» Exercise goal
Your task is to copy the listing exactly. Drop any pictures from the copy.

..........

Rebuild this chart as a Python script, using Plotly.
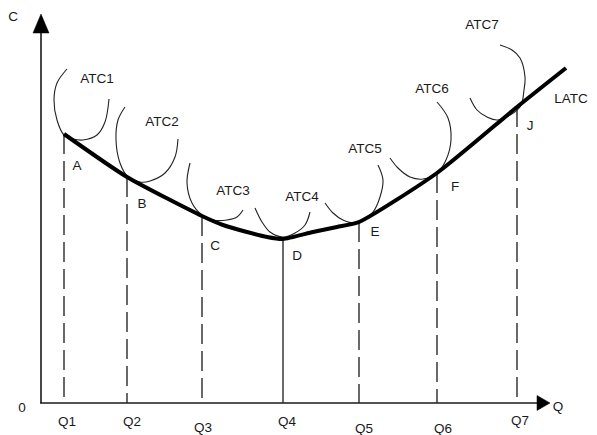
import plotly.graph_objects as go

# ---- data (arbitrary units) ----
q_labels = ["Q1", "Q2", "Q3", "Q4", "Q5", "Q6", "Q7"]
q_pos = [23, 86, 161, 242, 318, 396, 476]
point_labels = ["A", "B", "C", "D", "E", "F", "J"]
point_cost = [269, 226, 187, 164, 181, 230, 296]
q_solid = [False, False, False, True, False, False, False]

latc_x = [23, 86, 161, 182, 206, 226, 242, 272, 296, 318, 396, 476, 525]
latc_y = [269, 226, 187, 178, 171, 166, 164, 171, 176, 181, 230, 296, 335]

atc_names = ["ATC1", "ATC2", "ATC3", "ATC4", "ATC5", "ATC6", "ATC7"]
atc1_x = [26, 16, 13, 16, 23, 32, 42, 56, 64, 68]
atc1_y = [334, 320, 303, 283, 268, 264, 263, 268, 281, 304]
atc2_x = [84, 77, 75, 79, 87, 99, 109, 124, 134, 137]
atc2_y = [296, 283, 263, 240, 226, 221, 222, 230, 246, 264]
atc3_x = [149, 146, 151, 161, 172, 186, 196, 202]
atc3_y = [240, 220, 200, 188, 183, 183, 186, 193]
atc4_x = [214, 221, 229, 242, 254, 264, 269]
atc4_y = [195, 181, 171, 166, 170, 178, 191]
atc5_x = [284, 292, 302, 316, 332, 339, 342, 337]
atc5_y = [200, 190, 183, 180, 191, 206, 223, 238]
atc6_x = [349, 357, 369, 382, 396, 405, 410, 407, 396]
atc6_y = [245, 235, 226, 224, 230, 243, 263, 285, 301]
atc7_x = [429, 436, 446, 457, 479, 483, 484, 479, 471, 459]
atc7_y = [305, 293, 286, 283, 296, 313, 326, 345, 353, 358]
atc_curves = [(atc1_x, atc1_y), (atc2_x, atc2_y), (atc3_x, atc3_y), (atc4_x, atc4_y),
              (atc5_x, atc5_y), (atc6_x, atc6_y), (atc7_x, atc7_y)]

# label placement
atc_label_x = [56, 121, 192, 261, 324, 391, 441]
atc_label_y = [323, 280, 211, 205, 253, 313, 377]
latc_label_x, latc_label_y = 530, 303
pt_label_x = [36, 101, 174, 256, 334, 414, 489]
pt_label_y = [236, 198, 156, 146, 170, 215, 276]
q_label_x = [26, 91, 162, 246, 323, 402, 479]
q_label_y = [-20, -20, -26, -20, -27, -27, -19]

x_axis_end = 509
y_axis_end = 389
arrow_len_x, arrow_half_x = 13, 7.5
arrow_len_y, arrow_half_y = 19, 8

AX = "#1a1a1a"
FONT = dict(family="Liberation Sans, Arial, sans-serif", size=13.5, color="#1a1a1a")

fig = go.Figure()

# axes
fig.add_trace(go.Scatter(x=[0, 0], y=[0, y_axis_end - arrow_len_y], mode="lines",
                         line=dict(color=AX, width=1.6), hoverinfo="skip"))
fig.add_trace(go.Scatter(x=[-1, x_axis_end - arrow_len_x], y=[0, 0], mode="lines",
                         line=dict(color=AX, width=1.6), hoverinfo="skip"))
fig.add_trace(go.Scatter(x=[-arrow_half_y, arrow_half_y, 0, -arrow_half_y],
                         y=[y_axis_end - arrow_len_y, y_axis_end - arrow_len_y, y_axis_end, y_axis_end - arrow_len_y],
                         mode="lines", fill="toself", fillcolor="black",
                         line=dict(color="black", width=0.5), hoverinfo="skip"))
fig.add_trace(go.Scatter(x=[x_axis_end - arrow_len_x, x_axis_end - arrow_len_x, x_axis_end, x_axis_end - arrow_len_x],
                         y=[-arrow_half_x, arrow_half_x, 0, -arrow_half_x],
                         mode="lines", fill="toself", fillcolor="black",
                         line=dict(color="black", width=0.5), hoverinfo="skip"))

# vertical guide lines
for xq, yc, solid in zip(q_pos, point_cost, q_solid):
    fig.add_trace(go.Scatter(x=[xq, xq], y=[yc, 0], mode="lines",
                             line=dict(color="#2a2a2a", width=1.4,
                                       dash="solid" if solid else "20px,7px"),
                             hoverinfo="skip"))

# short-run ATC curves
for cx, cy in atc_curves:
    fig.add_trace(go.Scatter(x=cx, y=cy, mode="lines",
                             line=dict(color="#222222", width=1.1, shape="spline", smoothing=1.0),
                             hoverinfo="skip"))

# LATC
fig.add_trace(go.Scatter(x=latc_x, y=latc_y, mode="lines",
                         line=dict(color="black", width=4, shape="spline", smoothing=0.6),
                         hoverinfo="skip"))

# text labels
txt = dict(mode="text", textfont=FONT, hoverinfo="skip", cliponaxis=False)
fig.add_trace(go.Scatter(x=atc_label_x + [latc_label_x], y=atc_label_y + [latc_label_y],
                         text=atc_names + ["LATC"], **txt))
fig.add_trace(go.Scatter(x=pt_label_x, y=pt_label_y, text=point_labels, **txt))
fig.add_trace(go.Scatter(x=q_label_x, y=q_label_y, text=q_labels, **txt))
fig.add_trace(go.Scatter(x=[-28, -19, 517], y=[385, -6, -5], text=["C", "0", "Q"], **txt))

# page body has an 8px margin: size and ranges compensate for it
fig.update_layout(
    width=589, height=427,
    margin=dict(l=0, r=0, t=0, b=0),
    paper_bgcolor="white", plot_bgcolor="white",
    showlegend=False,
    xaxis=dict(range=[-33, 556], visible=False, fixedrange=True),
    yaxis=dict(range=[-32, 395], visible=False, fixedrange=True),
)

fig.write_html("out.html", config={"displayModeBar": False})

..........

» The output
Rebuild this chart as a Python script, using Plotly.
import plotly.graph_objects as go

# ---- data (arbitrary units) ----
q_labels = ["Q1", "Q2", "Q3", "Q4", "Q5", "Q6", "Q7"]
q_pos = [23, 86, 161, 242, 318, 396, 476]
point_labels = ["A", "B", "C", "D", "E", "F", "J"]
point_cost = [269, 226, 187, 164, 181, 230, 296]
q_solid = [False, False, False, True, False, False, False]

latc_x = [23, 86, 161, 182, 206, 226, 242, 272, 296, 318, 396, 476, 525]
latc_y = [269, 226, 187, 178, 171, 166, 164, 171, 176, 181, 230, 296, 335]

atc_names = ["ATC1", "ATC2", "ATC3", "ATC4", "ATC5", "ATC6", "ATC7"]
atc1_x = [26, 16, 13, 16, 23, 32, 42, 56, 64, 68]
atc1_y = [334, 320, 303, 283, 268, 264, 263, 268, 281, 304]
atc2_x = [84, 77, 75, 79, 87, 99, 109, 124, 134, 137]
atc2_y = [296, 283, 263, 240, 226, 221, 222, 230, 246, 264]
atc3_x = [149, 146, 151, 161, 172, 186, 196, 202]
atc3_y = [240, 220, 200, 188, 183, 183, 186, 193]
atc4_x = [214, 221, 229, 242, 254, 264, 269]
atc4_y = [195, 181, 171, 166, 170, 178, 191]
atc5_x = [284, 292, 302, 316, 332, 339, 342, 337]
atc5_y = [200, 190, 183, 180, 191, 206, 223, 238]
atc6_x = [349, 357, 369, 382, 396, 405, 410, 407, 396]
atc6_y = [245, 235, 226, 224, 230, 243, 263, 285, 301]
atc7_x = [429, 436, 446, 457, 479, 483, 484, 479, 471, 459]
atc7_y = [305, 293, 286, 283, 296, 313, 326, 345, 353, 358]
atc_curves = [(atc1_x, atc1_y), (atc2_x, atc2_y), (atc3_x, atc3_y), (atc4_x, atc4_y),
              (atc5_x, atc5_y), (atc6_x, atc6_y), (atc7_x, atc7_y)]

# label placement
atc_label_x = [56, 121, 192, 261, 324, 391, 441]
atc_label_y = [323, 280, 211, 205, 253, 313, 377]
latc_label_x, latc_label_y = 530, 303
pt_label_x = [36, 101, 174, 256, 334, 414, 489]
pt_label_y = [236, 198, 156, 146, 170, 215, 276]
q_label_x = [26, 91, 162, 246, 323, 402, 479]
q_label_y = [-20, -20, -26, -20, -27, -27, -19]

x_axis_end = 509
y_axis_end = 389
arrow_len_x, arrow_half_x = 13, 7.5
arrow_len_y, arrow_half_y = 19, 8

AX = "#1a1a1a"
FONT = dict(family="Liberation Sans, Arial, sans-serif", size=13.5, color="#1a1a1a")

fig = go.Figure()

# axes
fig.add_trace(go.Scatter(x=[0, 0], y=[0, y_axis_end - arrow_len_y], mode="lines",
                         line=dict(color=AX, width=1.6), hoverinfo="skip"))
fig.add_trace(go.Scatter(x=[-1, x_axis_end - arrow_len_x], y=[0, 0], mode="lines",
                         line=dict(color=AX, width=1.6), hoverinfo="skip"))
fig.add_trace(go.Scatter(x=[-arrow_half_y, arrow_half_y, 0, -arrow_half_y],
                         y=[y_axis_end - arrow_len_y, y_axis_end - arrow_len_y, y_axis_end, y_axis_end - arrow_len_y],
                         mode="lines", fill="toself", fillcolor="black",
                         line=dict(color="black", width=0.5), hoverinfo="skip"))
fig.add_trace(go.Scatter(x=[x_axis_end - arrow_len_x, x_axis_end - arrow_len_x, x_axis_end, x_axis_end - arrow_len_x],
                         y=[-arrow_half_x, arrow_half_x, 0, -arrow_half_x],
                         mode="lines", fill="toself", fillcolor="black",
                         line=dict(color="black", width=0.5), hoverinfo="skip"))

# vertical guide lines
for xq, yc, solid in zip(q_pos, point_cost, q_solid):
    fig.add_trace(go.Scatter(x=[xq, xq], y=[yc, 0], mode="lines",
                             line=dict(color="#2a2a2a", width=1.4,
                                       dash="solid" if solid else "20px,7px"),
                             hoverinfo="skip"))

# short-run ATC curves
for cx, cy in atc_curves:
    fig.add_trace(go.Scatter(x=cx, y=cy, mode="lines",
                             line=dict(color="#222222", width=1.1, shape="spline", smoothing=1.0),
                             hoverinfo="skip"))

# LATC
fig.add_trace(go.Scatter(x=latc_x, y=latc_y, mode="lines",
                         line=dict(color="black", width=4, shape="spline", smoothing=0.6),
                         hoverinfo="skip"))

# text labels
txt = dict(mode="text", textfont=FONT, hoverinfo="skip", cliponaxis=False)
fig.add_trace(go.Scatter(x=atc_label_x + [latc_label_x], y=atc_label_y + [latc_label_y],
                         text=atc_names + ["LATC"], **txt))
fig.add_trace(go.Scatter(x=pt_label_x, y=pt_label_y, text=point_labels, **txt))
fig.add_trace(go.Scatter(x=q_label_x, y=q_label_y, text=q_labels, **txt))
fig.add_trace(go.Scatter(x=[-28, -19, 517], y=[385, -6, -5], text=["C", "0", "Q"], **txt))

# page body has an 8px margin: size and ranges compensate for it
fig.update_layout(
    width=589, height=427,
    margin=dict(l=0, r=0, t=0, b=0),
    paper_bgcolor="white", plot_bgcolor="white",
    showlegend=False,
    xaxis=dict(range=[-33, 556], visible=False, fixedrange=True),
    yaxis=dict(range=[-32, 395], visible=False, fixedrange=True),
)

fig.write_html("out.html", config={"displayModeBar": False})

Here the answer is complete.